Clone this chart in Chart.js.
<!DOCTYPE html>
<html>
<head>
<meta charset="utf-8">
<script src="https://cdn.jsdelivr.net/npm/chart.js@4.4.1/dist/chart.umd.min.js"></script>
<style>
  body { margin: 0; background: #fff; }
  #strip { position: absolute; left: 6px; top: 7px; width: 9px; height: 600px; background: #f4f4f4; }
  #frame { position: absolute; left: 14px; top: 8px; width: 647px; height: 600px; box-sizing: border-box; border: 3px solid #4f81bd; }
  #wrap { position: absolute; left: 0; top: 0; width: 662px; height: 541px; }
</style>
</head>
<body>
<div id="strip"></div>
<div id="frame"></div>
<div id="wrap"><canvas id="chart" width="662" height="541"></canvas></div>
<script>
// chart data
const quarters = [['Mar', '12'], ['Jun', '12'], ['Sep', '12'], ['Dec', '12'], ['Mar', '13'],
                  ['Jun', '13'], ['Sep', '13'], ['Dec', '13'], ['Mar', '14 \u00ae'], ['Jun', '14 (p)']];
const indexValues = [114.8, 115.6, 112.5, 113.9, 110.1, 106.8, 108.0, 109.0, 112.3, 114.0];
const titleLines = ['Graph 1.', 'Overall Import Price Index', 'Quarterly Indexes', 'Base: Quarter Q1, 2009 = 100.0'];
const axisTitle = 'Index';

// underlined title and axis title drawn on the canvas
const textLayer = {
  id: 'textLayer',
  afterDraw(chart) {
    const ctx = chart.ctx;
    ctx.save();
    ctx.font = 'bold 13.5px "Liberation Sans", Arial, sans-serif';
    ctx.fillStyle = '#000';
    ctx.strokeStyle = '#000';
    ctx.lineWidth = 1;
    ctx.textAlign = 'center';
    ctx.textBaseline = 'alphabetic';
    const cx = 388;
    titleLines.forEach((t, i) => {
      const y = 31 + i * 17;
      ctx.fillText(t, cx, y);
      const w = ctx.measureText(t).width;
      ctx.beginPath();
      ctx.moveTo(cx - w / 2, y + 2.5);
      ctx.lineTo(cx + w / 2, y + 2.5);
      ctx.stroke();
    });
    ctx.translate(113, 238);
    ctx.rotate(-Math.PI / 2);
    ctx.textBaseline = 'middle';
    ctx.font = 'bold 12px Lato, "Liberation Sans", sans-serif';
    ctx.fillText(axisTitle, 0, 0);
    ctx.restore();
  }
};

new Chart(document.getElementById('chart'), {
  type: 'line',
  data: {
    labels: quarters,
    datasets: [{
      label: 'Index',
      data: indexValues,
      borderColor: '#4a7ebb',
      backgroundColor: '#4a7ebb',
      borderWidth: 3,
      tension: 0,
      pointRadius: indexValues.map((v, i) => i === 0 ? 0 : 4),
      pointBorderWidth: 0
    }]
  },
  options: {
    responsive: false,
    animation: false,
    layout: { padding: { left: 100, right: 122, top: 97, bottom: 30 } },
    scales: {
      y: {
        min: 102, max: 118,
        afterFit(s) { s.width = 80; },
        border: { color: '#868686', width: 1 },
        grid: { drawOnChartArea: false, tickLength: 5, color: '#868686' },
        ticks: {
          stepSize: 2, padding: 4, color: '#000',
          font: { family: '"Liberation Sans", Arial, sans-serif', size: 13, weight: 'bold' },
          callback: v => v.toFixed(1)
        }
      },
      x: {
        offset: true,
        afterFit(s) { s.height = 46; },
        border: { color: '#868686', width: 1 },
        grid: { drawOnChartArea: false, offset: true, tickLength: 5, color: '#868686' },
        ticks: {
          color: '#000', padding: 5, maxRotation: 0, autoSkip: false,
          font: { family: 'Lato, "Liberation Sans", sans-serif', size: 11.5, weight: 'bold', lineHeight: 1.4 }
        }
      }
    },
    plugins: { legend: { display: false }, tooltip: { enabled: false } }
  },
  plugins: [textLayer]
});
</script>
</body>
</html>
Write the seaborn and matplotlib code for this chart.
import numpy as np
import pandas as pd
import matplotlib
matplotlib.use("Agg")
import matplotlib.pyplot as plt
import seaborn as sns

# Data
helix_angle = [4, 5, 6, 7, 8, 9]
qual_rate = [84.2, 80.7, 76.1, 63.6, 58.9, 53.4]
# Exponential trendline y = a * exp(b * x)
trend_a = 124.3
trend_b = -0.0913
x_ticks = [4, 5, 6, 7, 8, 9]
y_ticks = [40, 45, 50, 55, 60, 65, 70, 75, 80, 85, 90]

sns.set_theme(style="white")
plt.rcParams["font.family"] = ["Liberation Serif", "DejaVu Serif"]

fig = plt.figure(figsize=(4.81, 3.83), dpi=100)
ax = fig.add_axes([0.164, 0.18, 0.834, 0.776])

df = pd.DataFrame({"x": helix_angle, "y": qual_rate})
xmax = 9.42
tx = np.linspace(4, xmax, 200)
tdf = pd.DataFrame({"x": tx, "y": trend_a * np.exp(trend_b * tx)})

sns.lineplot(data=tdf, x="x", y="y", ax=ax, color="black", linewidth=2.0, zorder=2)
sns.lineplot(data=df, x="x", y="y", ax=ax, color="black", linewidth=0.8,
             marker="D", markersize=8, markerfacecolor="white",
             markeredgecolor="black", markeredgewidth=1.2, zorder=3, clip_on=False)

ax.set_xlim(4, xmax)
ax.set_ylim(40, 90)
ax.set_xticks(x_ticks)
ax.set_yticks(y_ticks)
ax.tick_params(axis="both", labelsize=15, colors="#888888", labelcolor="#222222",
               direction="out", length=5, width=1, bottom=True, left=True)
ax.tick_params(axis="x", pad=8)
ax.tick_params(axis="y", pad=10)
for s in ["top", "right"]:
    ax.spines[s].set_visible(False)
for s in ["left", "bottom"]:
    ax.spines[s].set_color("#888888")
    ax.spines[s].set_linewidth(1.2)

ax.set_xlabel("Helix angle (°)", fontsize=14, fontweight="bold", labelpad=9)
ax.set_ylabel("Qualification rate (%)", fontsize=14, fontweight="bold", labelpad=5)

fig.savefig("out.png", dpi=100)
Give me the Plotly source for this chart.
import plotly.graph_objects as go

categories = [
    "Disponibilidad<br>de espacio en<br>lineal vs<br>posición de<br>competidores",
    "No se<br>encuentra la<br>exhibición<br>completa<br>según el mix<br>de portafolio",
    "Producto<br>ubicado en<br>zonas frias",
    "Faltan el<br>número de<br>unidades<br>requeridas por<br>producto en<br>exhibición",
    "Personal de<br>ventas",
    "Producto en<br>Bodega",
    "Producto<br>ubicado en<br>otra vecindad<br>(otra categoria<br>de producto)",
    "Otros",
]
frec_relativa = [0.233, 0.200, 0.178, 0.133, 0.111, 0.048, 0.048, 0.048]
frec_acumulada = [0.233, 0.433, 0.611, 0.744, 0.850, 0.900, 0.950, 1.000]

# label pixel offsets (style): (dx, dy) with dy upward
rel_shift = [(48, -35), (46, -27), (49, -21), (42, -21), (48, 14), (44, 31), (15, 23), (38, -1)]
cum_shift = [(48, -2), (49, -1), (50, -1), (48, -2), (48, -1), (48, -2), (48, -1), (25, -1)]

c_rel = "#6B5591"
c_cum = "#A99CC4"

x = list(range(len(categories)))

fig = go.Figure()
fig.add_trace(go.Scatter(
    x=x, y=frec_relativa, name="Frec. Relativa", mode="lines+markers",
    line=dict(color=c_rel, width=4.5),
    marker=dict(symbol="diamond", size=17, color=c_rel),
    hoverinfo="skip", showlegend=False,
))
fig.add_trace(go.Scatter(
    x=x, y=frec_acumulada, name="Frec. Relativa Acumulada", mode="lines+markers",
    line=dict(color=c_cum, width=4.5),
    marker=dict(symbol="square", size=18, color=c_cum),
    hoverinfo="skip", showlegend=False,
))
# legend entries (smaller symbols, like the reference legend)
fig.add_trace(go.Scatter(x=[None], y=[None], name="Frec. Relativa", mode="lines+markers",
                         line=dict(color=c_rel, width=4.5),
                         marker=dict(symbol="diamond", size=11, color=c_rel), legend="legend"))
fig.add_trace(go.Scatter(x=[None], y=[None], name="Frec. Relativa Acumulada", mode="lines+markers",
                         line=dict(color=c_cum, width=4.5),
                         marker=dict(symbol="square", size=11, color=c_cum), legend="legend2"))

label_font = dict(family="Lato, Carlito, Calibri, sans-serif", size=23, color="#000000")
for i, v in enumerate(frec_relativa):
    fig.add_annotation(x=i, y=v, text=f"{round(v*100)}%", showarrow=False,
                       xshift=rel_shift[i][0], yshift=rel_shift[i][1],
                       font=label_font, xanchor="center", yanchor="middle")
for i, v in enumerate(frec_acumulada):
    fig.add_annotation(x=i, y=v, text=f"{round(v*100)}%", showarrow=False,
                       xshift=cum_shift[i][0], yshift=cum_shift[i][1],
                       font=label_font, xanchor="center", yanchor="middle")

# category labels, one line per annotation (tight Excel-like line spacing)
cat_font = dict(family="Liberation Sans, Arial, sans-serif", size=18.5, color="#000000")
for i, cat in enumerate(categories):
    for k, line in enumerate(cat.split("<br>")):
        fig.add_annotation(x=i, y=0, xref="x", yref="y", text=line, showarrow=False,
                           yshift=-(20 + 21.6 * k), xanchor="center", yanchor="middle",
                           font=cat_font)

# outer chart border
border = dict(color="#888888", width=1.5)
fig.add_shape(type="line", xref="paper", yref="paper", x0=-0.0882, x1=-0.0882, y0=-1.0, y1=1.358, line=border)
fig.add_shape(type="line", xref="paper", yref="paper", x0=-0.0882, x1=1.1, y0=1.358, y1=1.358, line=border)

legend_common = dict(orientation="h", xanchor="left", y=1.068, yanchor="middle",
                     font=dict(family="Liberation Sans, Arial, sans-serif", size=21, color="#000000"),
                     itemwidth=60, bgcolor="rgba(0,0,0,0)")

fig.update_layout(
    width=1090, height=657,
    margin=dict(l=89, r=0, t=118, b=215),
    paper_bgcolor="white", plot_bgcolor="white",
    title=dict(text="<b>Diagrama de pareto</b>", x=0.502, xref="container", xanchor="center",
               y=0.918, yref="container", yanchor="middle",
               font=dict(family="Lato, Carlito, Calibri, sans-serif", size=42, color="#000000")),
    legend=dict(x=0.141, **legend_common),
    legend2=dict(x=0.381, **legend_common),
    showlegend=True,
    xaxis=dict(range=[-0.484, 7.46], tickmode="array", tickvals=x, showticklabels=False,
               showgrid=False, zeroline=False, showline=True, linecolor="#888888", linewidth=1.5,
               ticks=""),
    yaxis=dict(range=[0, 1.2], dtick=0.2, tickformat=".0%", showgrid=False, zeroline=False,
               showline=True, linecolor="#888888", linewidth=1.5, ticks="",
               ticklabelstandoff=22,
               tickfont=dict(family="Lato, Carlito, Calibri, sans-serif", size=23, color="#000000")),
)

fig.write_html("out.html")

--

## WORK TO COMPLETE
Provide an exact reproduction of only those lines that start at the line containing "Give me the Plotly source for this chart." and end at the line containing "import plotly.graph_objects as go", inclusive.

## ANSWER BELOW
Give me the Plotly source for this chart.
import plotly.graph_objects as go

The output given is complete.